Le 25 mai est la Journée de l’Afrique, célébrée tous les ans par les 55 Etats membres de l'Union Africaine. Établie en 1963 pour marquer la création de l'Organisation panafricaine anciennement connue sous le nom d'OUA - Organisation de l'Unité Africaine, la commémoration du 61ème anniversaire s’articulera autour de l'éducation sous le thème central: "Éduquer une Afrique digne du 21e siècle": Construire des systèmes éducatifs résilients pour un meilleur accès à un apprentissage inclusif, tout au long de la vie, de qualité et pertinent pour l’Afrique".  En l’honneur de la Journée de l’Afrique, Mme Diago Diagne, éducatrice et femme leader engagée (Présidente régionale du REFPSECO, le Réseau des Femmes de l’Espace CEDEAO pour la Paix et la Sécurité, Partenaire clé d’ONU Femmes), s’exprime sur l’état du système éducatif africain au 21e siècle. Lors d’une interview qu’elle nous a accordée au sein du “Cours Awa & Khassim”, une école élémentaire qu’elle a ouverte il y a dix ans, au cœur de Dakar au Sénégal, Mme Diagne a partagé ses réflexions sur les défis, les triomphes et les aspirations qui façonnent le paysage éducatif en Afrique. Elle a également partagé sa vision pour les jeunes filles, les futures dirigeantes d’une Afrique plus égalitaire.

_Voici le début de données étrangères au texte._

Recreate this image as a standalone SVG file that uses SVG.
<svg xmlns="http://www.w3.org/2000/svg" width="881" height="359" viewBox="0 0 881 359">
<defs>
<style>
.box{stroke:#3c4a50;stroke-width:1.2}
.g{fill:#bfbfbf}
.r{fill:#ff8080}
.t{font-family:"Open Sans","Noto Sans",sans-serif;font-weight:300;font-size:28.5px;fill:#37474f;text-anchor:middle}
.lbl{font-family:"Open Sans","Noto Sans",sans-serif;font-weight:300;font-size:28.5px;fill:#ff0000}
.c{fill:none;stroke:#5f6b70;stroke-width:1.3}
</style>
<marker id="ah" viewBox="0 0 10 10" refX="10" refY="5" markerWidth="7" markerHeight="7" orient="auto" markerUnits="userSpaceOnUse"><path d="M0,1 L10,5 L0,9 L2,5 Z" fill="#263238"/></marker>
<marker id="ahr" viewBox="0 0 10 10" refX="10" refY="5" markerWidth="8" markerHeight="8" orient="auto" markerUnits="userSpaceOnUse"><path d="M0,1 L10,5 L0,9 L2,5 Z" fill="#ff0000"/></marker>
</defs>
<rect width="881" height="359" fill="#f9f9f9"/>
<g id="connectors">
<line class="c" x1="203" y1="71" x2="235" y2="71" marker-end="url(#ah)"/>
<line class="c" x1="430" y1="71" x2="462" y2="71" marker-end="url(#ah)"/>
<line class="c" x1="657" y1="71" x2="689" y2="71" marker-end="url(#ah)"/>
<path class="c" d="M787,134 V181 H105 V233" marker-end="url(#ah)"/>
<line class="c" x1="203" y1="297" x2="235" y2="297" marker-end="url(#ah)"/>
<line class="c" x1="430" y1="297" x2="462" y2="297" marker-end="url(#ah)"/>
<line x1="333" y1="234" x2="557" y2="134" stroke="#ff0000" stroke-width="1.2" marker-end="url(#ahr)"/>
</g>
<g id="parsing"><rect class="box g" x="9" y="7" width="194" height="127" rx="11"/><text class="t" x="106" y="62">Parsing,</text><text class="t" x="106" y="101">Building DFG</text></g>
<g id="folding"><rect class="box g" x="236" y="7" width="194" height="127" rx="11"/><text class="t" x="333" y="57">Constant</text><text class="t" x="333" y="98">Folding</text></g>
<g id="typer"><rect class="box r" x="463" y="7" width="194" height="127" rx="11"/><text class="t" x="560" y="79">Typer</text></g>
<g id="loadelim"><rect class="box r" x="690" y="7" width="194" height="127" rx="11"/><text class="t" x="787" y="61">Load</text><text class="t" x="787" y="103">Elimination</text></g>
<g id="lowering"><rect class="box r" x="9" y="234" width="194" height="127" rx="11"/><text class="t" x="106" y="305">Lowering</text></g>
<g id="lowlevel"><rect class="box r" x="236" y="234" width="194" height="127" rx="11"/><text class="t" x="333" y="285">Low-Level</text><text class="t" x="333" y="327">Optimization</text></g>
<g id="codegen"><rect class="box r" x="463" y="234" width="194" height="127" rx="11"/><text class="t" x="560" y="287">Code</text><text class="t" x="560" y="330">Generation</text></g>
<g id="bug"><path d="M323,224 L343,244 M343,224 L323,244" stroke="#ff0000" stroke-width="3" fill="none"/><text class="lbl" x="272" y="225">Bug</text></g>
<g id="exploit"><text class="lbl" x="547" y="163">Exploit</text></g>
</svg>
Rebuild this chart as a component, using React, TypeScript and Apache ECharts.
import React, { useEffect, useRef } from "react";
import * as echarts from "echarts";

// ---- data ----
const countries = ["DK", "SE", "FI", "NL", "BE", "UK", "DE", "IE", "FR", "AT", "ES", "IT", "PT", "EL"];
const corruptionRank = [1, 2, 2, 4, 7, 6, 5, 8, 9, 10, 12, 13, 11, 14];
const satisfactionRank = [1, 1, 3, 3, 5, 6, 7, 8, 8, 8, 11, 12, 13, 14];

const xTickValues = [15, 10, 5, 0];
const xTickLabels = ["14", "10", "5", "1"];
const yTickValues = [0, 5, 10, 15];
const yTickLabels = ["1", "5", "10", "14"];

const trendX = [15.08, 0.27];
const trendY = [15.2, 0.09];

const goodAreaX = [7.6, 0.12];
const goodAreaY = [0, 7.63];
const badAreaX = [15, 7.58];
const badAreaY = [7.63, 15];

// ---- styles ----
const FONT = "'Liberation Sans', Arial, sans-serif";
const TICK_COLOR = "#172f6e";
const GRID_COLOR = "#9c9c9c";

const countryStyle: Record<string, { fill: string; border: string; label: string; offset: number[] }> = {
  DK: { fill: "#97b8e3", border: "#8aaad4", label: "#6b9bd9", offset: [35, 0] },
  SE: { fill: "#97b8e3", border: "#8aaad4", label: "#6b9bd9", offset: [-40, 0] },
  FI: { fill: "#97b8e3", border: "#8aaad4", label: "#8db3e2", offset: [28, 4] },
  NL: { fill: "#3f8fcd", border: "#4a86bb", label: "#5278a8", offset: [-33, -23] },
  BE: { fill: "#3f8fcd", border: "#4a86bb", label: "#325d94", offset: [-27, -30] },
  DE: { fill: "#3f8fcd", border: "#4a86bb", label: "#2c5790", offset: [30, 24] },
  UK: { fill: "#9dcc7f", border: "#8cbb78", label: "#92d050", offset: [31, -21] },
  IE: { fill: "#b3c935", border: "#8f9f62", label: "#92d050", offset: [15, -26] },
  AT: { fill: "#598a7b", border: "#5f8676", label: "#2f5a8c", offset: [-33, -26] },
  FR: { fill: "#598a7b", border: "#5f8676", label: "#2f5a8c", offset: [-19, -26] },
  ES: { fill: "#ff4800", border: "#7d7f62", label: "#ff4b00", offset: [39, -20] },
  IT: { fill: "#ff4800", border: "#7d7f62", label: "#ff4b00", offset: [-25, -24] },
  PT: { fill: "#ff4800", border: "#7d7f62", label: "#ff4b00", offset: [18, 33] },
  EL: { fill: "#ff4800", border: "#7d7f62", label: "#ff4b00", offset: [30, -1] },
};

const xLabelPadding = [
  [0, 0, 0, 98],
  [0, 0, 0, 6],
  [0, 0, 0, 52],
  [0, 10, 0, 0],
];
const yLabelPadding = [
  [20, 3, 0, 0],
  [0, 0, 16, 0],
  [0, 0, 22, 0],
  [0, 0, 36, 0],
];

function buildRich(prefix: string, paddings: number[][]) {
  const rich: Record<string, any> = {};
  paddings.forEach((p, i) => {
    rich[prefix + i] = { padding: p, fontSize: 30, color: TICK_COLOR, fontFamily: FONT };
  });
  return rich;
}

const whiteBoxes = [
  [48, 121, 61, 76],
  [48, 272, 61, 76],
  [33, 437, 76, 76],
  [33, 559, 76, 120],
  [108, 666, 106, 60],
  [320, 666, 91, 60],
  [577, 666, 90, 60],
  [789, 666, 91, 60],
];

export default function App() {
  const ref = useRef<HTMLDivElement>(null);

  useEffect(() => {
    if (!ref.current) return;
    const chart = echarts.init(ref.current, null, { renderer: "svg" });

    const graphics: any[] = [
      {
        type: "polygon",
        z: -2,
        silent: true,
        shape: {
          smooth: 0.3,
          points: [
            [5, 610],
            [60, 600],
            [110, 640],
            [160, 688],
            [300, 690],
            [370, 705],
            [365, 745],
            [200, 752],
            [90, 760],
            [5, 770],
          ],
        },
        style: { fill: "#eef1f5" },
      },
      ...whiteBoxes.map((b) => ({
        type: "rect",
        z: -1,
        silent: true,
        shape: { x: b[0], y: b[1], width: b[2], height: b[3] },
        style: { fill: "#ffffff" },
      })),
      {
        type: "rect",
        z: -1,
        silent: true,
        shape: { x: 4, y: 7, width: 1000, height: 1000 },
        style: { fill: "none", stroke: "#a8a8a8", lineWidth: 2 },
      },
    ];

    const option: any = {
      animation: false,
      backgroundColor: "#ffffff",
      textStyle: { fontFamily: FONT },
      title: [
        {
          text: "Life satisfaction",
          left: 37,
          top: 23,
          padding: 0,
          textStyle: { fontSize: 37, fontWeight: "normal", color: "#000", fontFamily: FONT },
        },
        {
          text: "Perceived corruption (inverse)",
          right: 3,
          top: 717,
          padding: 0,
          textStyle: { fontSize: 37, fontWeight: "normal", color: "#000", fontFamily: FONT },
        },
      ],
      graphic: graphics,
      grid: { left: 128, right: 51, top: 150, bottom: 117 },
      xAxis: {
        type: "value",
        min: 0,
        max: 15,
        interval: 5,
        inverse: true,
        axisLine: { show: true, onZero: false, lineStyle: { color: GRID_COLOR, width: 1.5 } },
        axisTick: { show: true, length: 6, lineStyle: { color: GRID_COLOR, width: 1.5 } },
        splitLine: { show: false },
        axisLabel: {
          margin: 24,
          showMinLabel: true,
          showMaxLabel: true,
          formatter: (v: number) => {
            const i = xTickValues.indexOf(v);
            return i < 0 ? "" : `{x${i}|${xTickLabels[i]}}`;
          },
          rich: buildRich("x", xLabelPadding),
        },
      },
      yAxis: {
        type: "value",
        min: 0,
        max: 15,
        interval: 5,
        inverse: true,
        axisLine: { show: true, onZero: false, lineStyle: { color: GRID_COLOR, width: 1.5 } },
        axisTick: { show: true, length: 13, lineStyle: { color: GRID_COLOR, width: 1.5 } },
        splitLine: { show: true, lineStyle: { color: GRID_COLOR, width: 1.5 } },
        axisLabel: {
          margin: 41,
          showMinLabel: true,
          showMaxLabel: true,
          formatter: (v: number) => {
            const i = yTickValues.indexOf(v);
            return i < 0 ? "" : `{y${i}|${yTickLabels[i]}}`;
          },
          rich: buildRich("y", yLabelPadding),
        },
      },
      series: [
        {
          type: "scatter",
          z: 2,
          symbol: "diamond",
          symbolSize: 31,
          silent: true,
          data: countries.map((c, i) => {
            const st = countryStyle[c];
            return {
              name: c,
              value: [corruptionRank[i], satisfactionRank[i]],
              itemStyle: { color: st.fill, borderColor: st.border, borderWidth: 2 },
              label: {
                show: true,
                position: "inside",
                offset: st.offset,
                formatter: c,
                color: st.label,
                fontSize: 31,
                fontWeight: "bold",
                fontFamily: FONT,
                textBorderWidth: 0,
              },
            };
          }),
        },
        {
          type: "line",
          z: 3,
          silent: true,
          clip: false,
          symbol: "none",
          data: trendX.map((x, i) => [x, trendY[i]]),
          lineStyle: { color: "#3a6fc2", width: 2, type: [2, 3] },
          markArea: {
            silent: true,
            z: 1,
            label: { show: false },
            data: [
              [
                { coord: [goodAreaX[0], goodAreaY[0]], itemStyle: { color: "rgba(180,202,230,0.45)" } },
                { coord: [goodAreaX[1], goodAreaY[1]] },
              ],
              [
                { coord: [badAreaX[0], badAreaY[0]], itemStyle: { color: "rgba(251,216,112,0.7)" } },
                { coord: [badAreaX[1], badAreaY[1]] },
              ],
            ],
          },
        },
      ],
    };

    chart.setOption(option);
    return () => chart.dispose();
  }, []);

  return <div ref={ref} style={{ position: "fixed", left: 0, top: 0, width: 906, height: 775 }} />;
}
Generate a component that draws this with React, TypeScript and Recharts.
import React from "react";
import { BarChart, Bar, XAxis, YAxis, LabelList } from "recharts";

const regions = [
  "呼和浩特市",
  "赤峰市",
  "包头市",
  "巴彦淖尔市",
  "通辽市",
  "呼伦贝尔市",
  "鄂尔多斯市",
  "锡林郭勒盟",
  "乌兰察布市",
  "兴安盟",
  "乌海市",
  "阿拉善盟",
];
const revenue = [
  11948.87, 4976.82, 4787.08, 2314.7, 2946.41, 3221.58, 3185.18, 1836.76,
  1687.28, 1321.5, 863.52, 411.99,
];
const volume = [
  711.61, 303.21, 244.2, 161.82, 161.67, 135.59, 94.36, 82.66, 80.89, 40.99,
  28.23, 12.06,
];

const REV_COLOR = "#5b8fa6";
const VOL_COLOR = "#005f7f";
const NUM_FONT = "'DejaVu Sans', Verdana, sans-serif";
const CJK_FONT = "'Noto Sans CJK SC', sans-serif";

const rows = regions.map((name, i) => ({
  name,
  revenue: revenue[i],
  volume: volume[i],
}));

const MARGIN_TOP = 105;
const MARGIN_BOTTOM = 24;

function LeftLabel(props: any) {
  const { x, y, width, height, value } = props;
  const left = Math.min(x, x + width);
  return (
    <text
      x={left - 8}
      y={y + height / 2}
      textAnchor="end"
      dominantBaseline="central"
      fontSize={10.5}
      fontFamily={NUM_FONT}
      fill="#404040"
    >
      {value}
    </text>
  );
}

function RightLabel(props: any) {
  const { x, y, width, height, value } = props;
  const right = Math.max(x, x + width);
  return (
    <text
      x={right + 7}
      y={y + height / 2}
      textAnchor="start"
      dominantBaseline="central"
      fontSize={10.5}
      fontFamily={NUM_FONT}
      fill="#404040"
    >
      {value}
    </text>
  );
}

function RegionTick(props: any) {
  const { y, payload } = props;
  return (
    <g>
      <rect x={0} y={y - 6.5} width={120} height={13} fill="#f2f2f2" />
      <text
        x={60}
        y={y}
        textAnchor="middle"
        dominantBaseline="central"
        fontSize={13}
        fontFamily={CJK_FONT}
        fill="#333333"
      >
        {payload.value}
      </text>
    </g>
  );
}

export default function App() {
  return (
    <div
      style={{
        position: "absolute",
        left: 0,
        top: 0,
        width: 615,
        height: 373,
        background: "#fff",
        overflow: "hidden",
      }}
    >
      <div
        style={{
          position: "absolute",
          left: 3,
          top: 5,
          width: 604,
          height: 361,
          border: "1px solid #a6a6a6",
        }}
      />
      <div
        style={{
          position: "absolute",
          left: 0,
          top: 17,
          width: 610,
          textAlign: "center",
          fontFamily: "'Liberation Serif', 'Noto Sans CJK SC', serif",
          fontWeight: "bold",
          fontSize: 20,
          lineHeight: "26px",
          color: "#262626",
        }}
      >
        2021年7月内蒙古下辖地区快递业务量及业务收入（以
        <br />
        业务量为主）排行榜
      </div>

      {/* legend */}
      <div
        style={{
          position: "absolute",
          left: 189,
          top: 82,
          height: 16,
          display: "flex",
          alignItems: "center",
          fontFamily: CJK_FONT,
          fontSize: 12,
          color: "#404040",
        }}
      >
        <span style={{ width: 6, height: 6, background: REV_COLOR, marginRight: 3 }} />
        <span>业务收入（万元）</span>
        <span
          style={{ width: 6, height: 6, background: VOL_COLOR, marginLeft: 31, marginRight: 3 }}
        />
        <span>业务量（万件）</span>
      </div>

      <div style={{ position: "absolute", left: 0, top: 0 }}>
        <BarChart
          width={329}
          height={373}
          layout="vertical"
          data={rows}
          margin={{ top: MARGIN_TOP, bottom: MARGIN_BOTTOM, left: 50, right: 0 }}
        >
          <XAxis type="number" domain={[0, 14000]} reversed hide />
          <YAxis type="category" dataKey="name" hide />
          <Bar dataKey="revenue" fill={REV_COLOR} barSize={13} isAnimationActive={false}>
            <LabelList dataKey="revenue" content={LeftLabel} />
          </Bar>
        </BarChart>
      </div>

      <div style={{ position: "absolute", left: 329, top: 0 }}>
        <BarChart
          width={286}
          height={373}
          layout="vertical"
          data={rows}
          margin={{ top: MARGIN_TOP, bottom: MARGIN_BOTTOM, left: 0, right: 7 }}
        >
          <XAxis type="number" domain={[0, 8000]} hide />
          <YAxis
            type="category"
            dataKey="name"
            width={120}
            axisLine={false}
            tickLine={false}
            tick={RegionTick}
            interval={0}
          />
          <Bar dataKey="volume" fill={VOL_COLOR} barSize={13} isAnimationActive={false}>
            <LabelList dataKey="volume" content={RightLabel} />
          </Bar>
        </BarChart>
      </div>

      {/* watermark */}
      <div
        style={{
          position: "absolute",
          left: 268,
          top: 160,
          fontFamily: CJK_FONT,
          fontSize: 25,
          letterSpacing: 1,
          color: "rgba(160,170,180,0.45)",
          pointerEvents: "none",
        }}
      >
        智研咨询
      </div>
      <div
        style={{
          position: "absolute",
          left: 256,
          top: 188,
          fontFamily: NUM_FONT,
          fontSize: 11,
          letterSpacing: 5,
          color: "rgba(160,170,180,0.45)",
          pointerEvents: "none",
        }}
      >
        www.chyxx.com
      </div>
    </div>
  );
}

Confrontée à de multiples défis, l’éducation en Afrique peut se transformer grâce à une approche holistique intégrant l’innovation

Forte de 30 années d’expérience pratique, Mme Diagne, fondatrice d’une école primaire et ancienne enseignante dans plusieurs pays d’Afrique de l’Ouest et d’Afrique centrale (notamment le Sénégal, l’Éthiopie et le Gabon), met en évidence les nombreux défis qui entravent l’éducation sur le continent africain. Ces défis vont des infrastructures inadéquates aux interférences politiques qui affectent l’accès et la qualité de l’éducation, en passant par des pratiques sociales néfastes telles que le mariage des enfants. Pourtant, malgré cette situation, Diago Diagne reste optimiste. Elle estime qu’une approche holistique, impliquant toutes les parties prenantes, ainsi que l’amélioration de la formation des enseignants et une gouvernance équitable, pourront contribuer à améliorer la situation du système éducatif Africain.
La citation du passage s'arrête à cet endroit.